Será essa uma nova forma de puritanismo? Ou de um epicurismo masoquista, em que um buraco a menos no cinto vale mais que o prazer de compartilhar uma boa comida?
Minha pobre amiga apagou as centelhas dos olhos, destruiu a recordação feliz, amargou o doce quando lembrou que “não devia”. Porque as pessoas estão carregando, agora, essa culpa sem razão, essa culpa incutida e inventada.
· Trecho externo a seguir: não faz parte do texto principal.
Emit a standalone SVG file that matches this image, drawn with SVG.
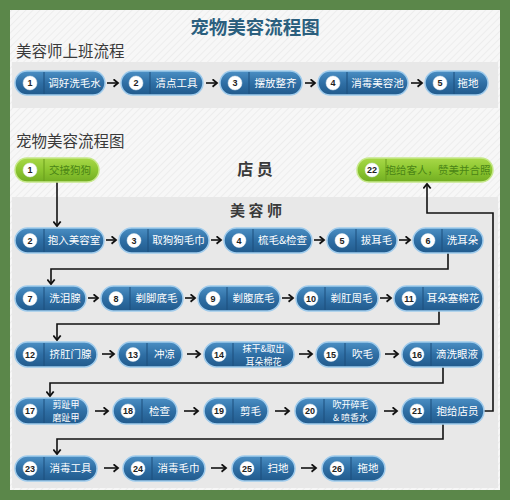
<svg xmlns="http://www.w3.org/2000/svg" width="510" height="500" viewBox="0 0 510 500">
<defs>
<pattern id="stripes" width="5" height="5" patternUnits="userSpaceOnUse" patternTransform="rotate(45)">
<rect width="5" height="5" fill="#f7f7f7"/>
<rect width="1" height="5" fill="#ededed"/>
</pattern>
<linearGradient id="gBlue" x1="0" y1="0" x2="0" y2="1">
<stop offset="0" stop-color="#4b8fc4"/>
<stop offset="0.5" stop-color="#2f6fa5"/>
<stop offset="1" stop-color="#215a8c"/>
</linearGradient>
<linearGradient id="gGreen" x1="0" y1="0" x2="0" y2="1">
<stop offset="0" stop-color="#a8d848"/>
<stop offset="0.5" stop-color="#8cc630"/>
<stop offset="1" stop-color="#72ad22"/>
</linearGradient>
<marker id="ah" markerWidth="8" markerHeight="9" refX="5.5" refY="4.5" orient="auto" markerUnits="userSpaceOnUse">
<path d="M1,0.8 L5.5,4.5 L1,8.2" fill="none" stroke="#111" stroke-width="1.8"/>
</marker>
<style>
.blue{fill:url(#gBlue);stroke:#9fcbec;stroke-width:1.5}
.green{fill:url(#gGreen);stroke:#c6e88a;stroke-width:1.5}
.circ{fill:#ffffff;stroke:#dfe8ef;stroke-width:0.5}
.div{stroke:#1d4f7c;stroke-width:1}
.divg{stroke:#6a9d1c;stroke-width:1}
.num{font-family:"Liberation Sans",Arial,sans-serif;font-size:9px;font-weight:bold;fill:#222;text-anchor:middle}
.lbl{font-family:"Noto Sans CJK SC","Noto Sans",sans-serif;font-size:10.5px;fill:#ffffff;text-anchor:middle}
.lbl2{font-family:"Noto Sans CJK SC","Noto Sans",sans-serif;font-size:9px;fill:#ffffff;text-anchor:middle}
.lblg{font-family:"Noto Sans CJK SC","Noto Sans",sans-serif;font-size:10.5px;fill:#4a8416;text-anchor:middle}
.conn{fill:none;stroke:#111;stroke-width:1.6}
.h{font-family:"Noto Sans CJK SC","Noto Sans",sans-serif;fill:#3a3a3a}
</style>
</defs>
<rect x="0" y="0" width="510" height="500" fill="#5b874a"/>
<rect x="10" y="10" width="490" height="480" fill="url(#stripes)"/>
<rect x="12" y="62" width="486" height="46" fill="#e8e8e8"/>
<rect x="12" y="197" width="486" height="291" fill="#e8e8e8"/>
<text x="255" y="34" text-anchor="middle" font-family="Noto Sans CJK SC,sans-serif" font-size="18.5" font-weight="bold" fill="#2b5f7e">宠物美容流程图</text>
<text x="16" y="57" class="h" font-size="15.5">美容师上班流程</text>
<text x="16" y="147" class="h" font-size="15.5">宠物美容流程图</text>
<text x="255" y="175" class="h" font-size="16" font-weight="bold" text-anchor="middle">店 员</text>
<text x="256" y="216" class="h" font-size="15" font-weight="bold" text-anchor="middle" fill="#2d4f66">美 容 师</text>

<g id="connectors">
<path class="conn" marker-end="url(#ah)" d="M107,83 H118"/>
<path class="conn" marker-end="url(#ah)" d="M206,83 H217"/>
<path class="conn" marker-end="url(#ah)" d="M305,83 H315"/>
<path class="conn" marker-end="url(#ah)" d="M411,83 H422"/>
<path class="conn" marker-end="url(#ah)" d="M57,182 V226"/>
<path class="conn" marker-end="url(#ah)" d="M106,240 H116"/>
<path class="conn" marker-end="url(#ah)" d="M211,240 H221"/>
<path class="conn" marker-end="url(#ah)" d="M314,240 H324"/>
<path class="conn" marker-end="url(#ah)" d="M399,240 H410"/>
<path class="conn" marker-end="url(#ah)" d="M448,253 V269 H51 V284"/>
<path class="conn" marker-end="url(#ah)" d="M88,298 H98"/>
<path class="conn" marker-end="url(#ah)" d="M185,298 H195"/>
<path class="conn" marker-end="url(#ah)" d="M282,298 H293"/>
<path class="conn" marker-end="url(#ah)" d="M380,298 H391"/>
<path class="conn" marker-end="url(#ah)" d="M439,311 V324 H57 V340"/>
<path class="conn" marker-end="url(#ah)" d="M102,354 H114"/>
<path class="conn" marker-end="url(#ah)" d="M187,354 H200"/>
<path class="conn" marker-end="url(#ah)" d="M299,354 H312"/>
<path class="conn" marker-end="url(#ah)" d="M385,354 H398"/>
<path class="conn" marker-end="url(#ah)" d="M443,367 V383 H50 V396"/>
<path class="conn" marker-end="url(#ah)" d="M95,411 H108"/>
<path class="conn" marker-end="url(#ah)" d="M184,411 H198"/>
<path class="conn" marker-end="url(#ah)" d="M275,411 H289"/>
<path class="conn" marker-end="url(#ah)" d="M384,411 H397"/>
<path class="conn" marker-end="url(#ah)" d="M484,411 H493 V213 H427 V184"/>
<path class="conn" marker-end="url(#ah)" d="M443,424 V439 H57 V454"/>
<path class="conn" marker-end="url(#ah)" d="M104,468 H118"/>
<path class="conn" marker-end="url(#ah)" d="M211,468 H226"/>
<path class="conn" marker-end="url(#ah)" d="M301,468 H316"/>
</g>

<!-- Row 1 -->
<g id="w1"><rect class="blue" x="15" y="71" width="90" height="24" rx="12"/><line class="div" x1="44" y1="72" x2="44" y2="94"/><circle class="circ" cx="30" cy="83" r="7"/><text class="num" x="30" y="86.2">1</text><text class="lbl" x="74.5" y="86.8">调好洗毛水</text></g>
<g id="w2"><rect class="blue" x="121" y="71" width="82" height="24" rx="12"/><line class="div" x1="150" y1="72" x2="150" y2="94"/><circle class="circ" cx="136" cy="83" r="7"/><text class="num" x="136" y="86.2">2</text><text class="lbl" x="176.5" y="86.8">清点工具</text></g>
<g id="w3"><rect class="blue" x="220" y="71" width="82" height="24" rx="12"/><line class="div" x1="249" y1="72" x2="249" y2="94"/><circle class="circ" cx="235" cy="83" r="7"/><text class="num" x="235" y="86.2">3</text><text class="lbl" x="275.5" y="86.8">摆放整齐</text></g>
<g id="w4"><rect class="blue" x="318" y="71" width="90" height="24" rx="12"/><line class="div" x1="347" y1="72" x2="347" y2="94"/><circle class="circ" cx="333" cy="83" r="7"/><text class="num" x="333" y="86.2">4</text><text class="lbl" x="377.5" y="86.8">消毒美容池</text></g>
<g id="w5"><rect class="blue" x="425" y="71" width="63" height="24" rx="12"/><line class="div" x1="454" y1="72" x2="454" y2="94"/><circle class="circ" cx="440" cy="83" r="7"/><text class="num" x="440" y="86.2">5</text><text class="lbl" x="468" y="86.8">拖地</text></g>

<!-- Green -->
<g id="s1"><rect class="green" x="15" y="158" width="84" height="24" rx="12"/><line class="divg" x1="44" y1="159" x2="44" y2="181"/><circle class="circ" cx="30" cy="170" r="7"/><text class="num" x="30" y="173.2">1</text><text class="lblg" x="70" y="173.8">交接狗狗</text></g>
<g id="s22"><rect class="green" x="357" y="158" width="136" height="24" rx="12"/><line class="divg" x1="386" y1="159" x2="386" y2="181"/><circle class="circ" cx="372" cy="170" r="7"/><text class="num" x="372" y="173.2">22</text><text class="lblg" x="438" y="173.8">抱给客人，赞美并合照</text></g>

<!-- Row 2 -->
<g id="n2"><rect class="blue" x="15" y="228" width="89" height="25" rx="12.5"/><line class="div" x1="44" y1="229" x2="44" y2="252"/><circle class="circ" cx="30" cy="240.5" r="7"/><text class="num" x="30" y="243.7">2</text><text class="lbl" x="74" y="244.3">抱入美容室</text></g>
<g id="n3"><rect class="blue" x="119" y="228" width="90" height="25" rx="12.5"/><line class="div" x1="148" y1="229" x2="148" y2="252"/><circle class="circ" cx="134" cy="240.5" r="7"/><text class="num" x="134" y="243.7">3</text><text class="lbl" x="178.5" y="244.3">取狗狗毛巾</text></g>
<g id="n4"><rect class="blue" x="224" y="228" width="88" height="25" rx="12.5"/><line class="div" x1="253" y1="229" x2="253" y2="252"/><circle class="circ" cx="239" cy="240.5" r="7"/><text class="num" x="239" y="243.7">4</text><text class="lbl" x="282.5" y="244.3">梳毛&amp;检查</text></g>
<g id="n5"><rect class="blue" x="327" y="228" width="70" height="25" rx="12.5"/><line class="div" x1="356" y1="229" x2="356" y2="252"/><circle class="circ" cx="342" cy="240.5" r="7"/><text class="num" x="342" y="243.7">5</text><text class="lbl" x="376.5" y="244.3">拔耳毛</text></g>
<g id="n6"><rect class="blue" x="413" y="228" width="70" height="25" rx="12.5"/><line class="div" x1="442" y1="229" x2="442" y2="252"/><circle class="circ" cx="428" cy="240.5" r="7"/><text class="num" x="428" y="243.7">6</text><text class="lbl" x="462.5" y="244.3">洗耳朵</text></g>

<!-- Row 3 -->
<g id="n7"><rect class="blue" x="15" y="286" width="71" height="25" rx="12.5"/><line class="div" x1="44" y1="287" x2="44" y2="310"/><circle class="circ" cx="30" cy="298.5" r="7"/><text class="num" x="30" y="301.7">7</text><text class="lbl" x="65" y="302.3">洗泪腺</text></g>
<g id="n8"><rect class="blue" x="101" y="286" width="82" height="25" rx="12.5"/><line class="div" x1="130" y1="287" x2="130" y2="310"/><circle class="circ" cx="116" cy="298.5" r="7"/><text class="num" x="116" y="301.7">8</text><text class="lbl" x="156.5" y="302.3">剃脚底毛</text></g>
<g id="n9"><rect class="blue" x="198" y="286" width="82" height="25" rx="12.5"/><line class="div" x1="227" y1="287" x2="227" y2="310"/><circle class="circ" cx="213" cy="298.5" r="7"/><text class="num" x="213" y="301.7">9</text><text class="lbl" x="253.5" y="302.3">剃腹底毛</text></g>
<g id="n10"><rect class="blue" x="296" y="286" width="82" height="25" rx="12.5"/><line class="div" x1="325" y1="287" x2="325" y2="310"/><circle class="circ" cx="311" cy="298.5" r="7"/><text class="num" x="311" y="301.7">10</text><text class="lbl" x="351.5" y="302.3">剃肛周毛</text></g>
<g id="n11"><rect class="blue" x="394" y="286" width="89" height="25" rx="12.5"/><line class="div" x1="423" y1="287" x2="423" y2="310"/><circle class="circ" cx="409" cy="298.5" r="7"/><text class="num" x="409" y="301.7">11</text><text class="lbl" x="453" y="302.3">耳朵塞棉花</text></g>

<!-- Row 4 -->
<g id="n12"><rect class="blue" x="15" y="342" width="82" height="25" rx="12.5"/><line class="div" x1="44" y1="343" x2="44" y2="366"/><circle class="circ" cx="30" cy="354.5" r="7"/><text class="num" x="30" y="357.7">12</text><text class="lbl" x="70.5" y="358.3">挤肛门腺</text></g>
<g id="n13"><rect class="blue" x="118" y="342" width="64" height="25" rx="12.5"/><line class="div" x1="147" y1="343" x2="147" y2="366"/><circle class="circ" cx="133" cy="354.5" r="7"/><text class="num" x="133" y="357.7">13</text><text class="lbl" x="164.5" y="358.3">冲凉</text></g>
<g id="n14"><rect class="blue" x="204" y="342" width="90" height="25" rx="12.5"/><line class="div" x1="233" y1="343" x2="233" y2="366"/><circle class="circ" cx="219" cy="354.5" r="7"/><text class="num" x="219" y="357.7">14</text><text class="lbl2" x="263.5" y="351.6">抹干&amp;取出</text><text class="lbl2" x="263.5" y="364.6">耳朵棉花</text></g>
<g id="n15"><rect class="blue" x="316" y="342" width="64" height="25" rx="12.5"/><line class="div" x1="345" y1="343" x2="345" y2="366"/><circle class="circ" cx="331" cy="354.5" r="7"/><text class="num" x="331" y="357.7">15</text><text class="lbl" x="362.5" y="358.3">吹毛</text></g>
<g id="n16"><rect class="blue" x="402" y="342" width="81" height="25" rx="12.5"/><line class="div" x1="431" y1="343" x2="431" y2="366"/><circle class="circ" cx="417" cy="354.5" r="7"/><text class="num" x="417" y="357.7">16</text><text class="lbl" x="457" y="358.3">滴洗眼液</text></g>

<!-- Row 5 -->
<g id="n17"><rect class="blue" x="15" y="398" width="73" height="26" rx="13"/><line class="div" x1="44" y1="399" x2="44" y2="423"/><circle class="circ" cx="30" cy="411" r="7"/><text class="num" x="30" y="414.2">17</text><text class="lbl2" x="66" y="408.1">剪趾甲</text><text class="lbl2" x="66" y="421.1">磨趾甲</text></g>
<g id="n18"><rect class="blue" x="113" y="398" width="64" height="26" rx="13"/><line class="div" x1="142" y1="399" x2="142" y2="423"/><circle class="circ" cx="128" cy="411" r="7"/><text class="num" x="128" y="414.2">18</text><text class="lbl" x="159.5" y="414.8">检查</text></g>
<g id="n19"><rect class="blue" x="204" y="398" width="64" height="26" rx="13"/><line class="div" x1="233" y1="399" x2="233" y2="423"/><circle class="circ" cx="219" cy="411" r="7"/><text class="num" x="219" y="414.2">19</text><text class="lbl" x="250.5" y="414.8">剪毛</text></g>
<g id="n20"><rect class="blue" x="295" y="398" width="82" height="26" rx="13"/><line class="div" x1="324" y1="399" x2="324" y2="423"/><circle class="circ" cx="310" cy="411" r="7"/><text class="num" x="310" y="414.2">20</text><text class="lbl2" x="350.5" y="408.1">吹开碎毛</text><text class="lbl2" x="350.5" y="421.1">&amp; 喷香水</text></g>
<g id="n21"><rect class="blue" x="402" y="398" width="82" height="26" rx="13"/><line class="div" x1="431" y1="399" x2="431" y2="423"/><circle class="circ" cx="417" cy="411" r="7"/><text class="num" x="417" y="414.2">21</text><text class="lbl" x="457.5" y="414.8">抱给店员</text></g>

<!-- Row 6 -->
<g id="n23"><rect class="blue" x="15" y="456" width="82" height="25" rx="12.5"/><line class="div" x1="44" y1="457" x2="44" y2="480"/><circle class="circ" cx="30" cy="468.5" r="7"/><text class="num" x="30" y="471.7">23</text><text class="lbl" x="70.5" y="472.3">消毒工具</text></g>
<g id="n24"><rect class="blue" x="123" y="456" width="82" height="25" rx="12.5"/><line class="div" x1="152" y1="457" x2="152" y2="480"/><circle class="circ" cx="138" cy="468.5" r="7"/><text class="num" x="138" y="471.7">24</text><text class="lbl" x="178.5" y="472.3">消毒毛巾</text></g>
<g id="n25"><rect class="blue" x="232" y="456" width="63" height="25" rx="12.5"/><line class="div" x1="261" y1="457" x2="261" y2="480"/><circle class="circ" cx="247" cy="468.5" r="7"/><text class="num" x="247" y="471.7">25</text><text class="lbl" x="278" y="472.3">扫地</text></g>
<g id="n26"><rect class="blue" x="322" y="456" width="63" height="25" rx="12.5"/><line class="div" x1="351" y1="457" x2="351" y2="480"/><circle class="circ" cx="337" cy="468.5" r="7"/><text class="num" x="337" y="471.7">26</text><text class="lbl" x="368" y="472.3">拖地</text></g>
</svg>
Se você perguntar porque “não devia”, as pessoas mostram, de um modo geral, que sabem tanto quando nossos antepassados sabiam sobre o que acontece no organismo. Alguém lhes disse, alguém as convenceu. Porque? Eu desconfio que os propósitos são bem menos nobres do que preocupação com a saúde.
4 comentários:
Nem sabem o valor de uma boa comida. Deixam de comer isto ou aquilo e pedem uma coca cola diet...ou se acabam nos Mac da vida comendo sabe-se la o que. Não comem frutas, mas se acabam nos sucos (com adoçante) cujas frutas nem sabem mesmo como foram acondicionadas. Não frequentam a mesa, comem nos quartos e nunca vão saber o valor da melhor sobremesa: esticar o almoço para a boa conversa depois das refeiçoes. Fico com a sabedoria da Ana e dos meus avós que comiam de tudo, inclusive os doces em compota (para aproveitar as frutas da época colhidas "no pé"), e só se foram la pelos noventa e tantos completamente lúcidos e diria até que com muita saúde. Desculpa eu contar aqui uma do meu avô aos 97 anos. Estavamos no almoço do dia de ano. Ele olhando a já 5ª geração espalhada pela casa disse que se fosse um pouco mais novo iria criar uma criança. Uma subrinha perguntou-lhe meio que censurando: Mas para que? E ele prontamente: para eu aprender com a criança e ela comigo.
Também gosto de cozinhar, como milhares de outras munheres, e como.
Bom dia, caro Paulo:
maravilhosa, precisa, divina Ana.
Abração.
Só depois de um AVC é que aprendi a comer de forma suadavel.
Pena que, na maioria dos casos, é dessa forma que as pessoas tomam consciência do problema e da solução.
Felizmente não tive sequelas e ganhei qualidade de vida.